As much as you can never seemingly trust the Northwestern Wildcats football program, it appears you can trust one thing. 

That one thing is that Clayton Thorson will find a way to dial up his best against the Michigan State Spartans. 

Coming in to Saturday’s contest with Michigan State, Thorson had put up 637 yards and seven total touchdowns while completing 72 percent of his passes in just two games. 

History repeated itself on Saturday, despite the Spartans holding Northwestern to 10 total yards on the ground. Instead, Thorson ripped apart the MSU secondary for 373 yards and three touchdowns. He also completed 31 of 47 passes. 

It all added up to a 29-19 victory and proof positive that Thorson is MSU’s Kryptonite. 

At least this time around it wasn’t all on Thorson’s shoulders though, as he got a ton of help from his defense. 

Michigan State’s rushing game woes continued as Northwestern held the Spartans to just 96 yards on the ground. The Wildcats defense also forced 11 stops on third downs, meaning MSU would go just 4 of 15 on third downs in the game. 

Spartans signal caller Brian Lewerke gave his best effort, but having to attempt 51 passes (and completing just 31 of them) is not what MSU’s offense is built for. 

Wide receiver Felton Davis III did everything in his power too. He had seven receptions for 96 yards and a touchdown, while adding another touchdown on the ground too. 

But, he was the only one that really showed up and MSU seemed unable to get out of its own way for large parts of the game. 

Meanwhile, Thorson made the most of his opportunities. That included catching MSU peaking in to the backfield early on in this game and connecting with a wide open Kyric McGowan for a 77-yard touchdown to make it 7-3 Northwestern with just 18 seconds to go in the first quarter. 

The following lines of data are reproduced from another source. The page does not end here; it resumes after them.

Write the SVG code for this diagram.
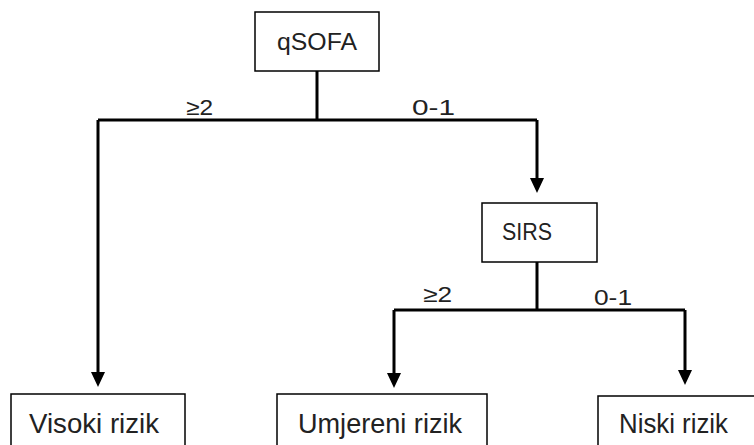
<svg xmlns="http://www.w3.org/2000/svg" width="754" height="445" viewBox="0 0 754 445">
<style>
.box{fill:#fff;stroke:#000;stroke-width:1.5}
.t{font-family:"Liberation Sans",Arial,sans-serif;fill:#222}
.c{fill:none;stroke:#000;stroke-width:3}
.a{fill:#000;stroke:none}
</style>
<rect width="754" height="445" fill="#fff"/>
<g id="connectors">
<path class="c" d="M317,71 V120 M98,120 H537 M98,120 V373 M537,120 V179"/>
<path class="c" d="M537,262 V310 M394,310 H685 M394,310 V374 M685,310 V371"/>
<polygon class="a" points="91,372 105,372 98,387"/>
<polygon class="a" points="530,178 544,178 537,193"/>
<polygon class="a" points="387,373 401,373 394,388"/>
<polygon class="a" points="678,370 692,370 685,385"/>
<text class="t" x="186" y="115" font-size="22" textLength="27" lengthAdjust="spacingAndGlyphs">≥2</text>
<text class="t" x="412" y="115" font-size="22" textLength="43" lengthAdjust="spacingAndGlyphs">0-1</text>
<text class="t" x="423" y="302" font-size="22" textLength="29" lengthAdjust="spacingAndGlyphs">≥2</text>
<text class="t" x="594" y="305" font-size="22" textLength="38" lengthAdjust="spacingAndGlyphs">0-1</text>
</g>
<g id="qsofa">
<rect class="box" x="255" y="12" width="124" height="59"/>
<text class="t" x="277" y="50" font-size="23" textLength="80" lengthAdjust="spacingAndGlyphs">qSOFA</text>
</g>
<g id="sirs">
<rect class="box" x="482" y="203" width="115" height="59"/>
<text class="t" x="502" y="240" font-size="23" textLength="50" lengthAdjust="spacingAndGlyphs">SIRS</text>
</g>
<g id="visoki">
<rect class="box" x="11" y="394" width="174" height="70"/>
<text class="t" x="29" y="433" font-size="27" textLength="130" lengthAdjust="spacingAndGlyphs">Visoki rizik</text>
</g>
<g id="umjereni">
<rect class="box" x="277" y="394" width="210" height="70"/>
<text class="t" x="298" y="433" font-size="27" textLength="164" lengthAdjust="spacingAndGlyphs">Umjereni rizik</text>
</g>
<g id="niski">
<rect class="box" x="598" y="396" width="170" height="70"/>
<text class="t" x="619" y="433" font-size="27" textLength="109" lengthAdjust="spacingAndGlyphs">Niski rizik</text>
</g>
</svg>
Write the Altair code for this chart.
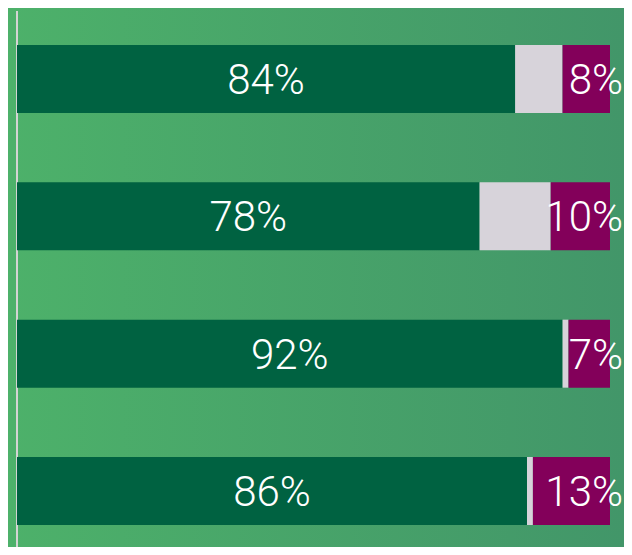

It quickly became 14-3 on another Thorson touchdowns pass and his third touchdown of the game gave the Wildcats the final go-ahead score of the game. 

He hit Cameron Green on a 21-yard pass with 15 seconds left to go in the third quarter to make it 22-19. 

The final dagger came on Northwestern’s final drive of the game. After a quarter of nothing, Thorson put one in on the ground from two yards out to make it the final 29-19 margin with 2:51 to play. 

Thus continued the yo-yo season for the Wildcats and the head-scratching start to the Spartans season as well.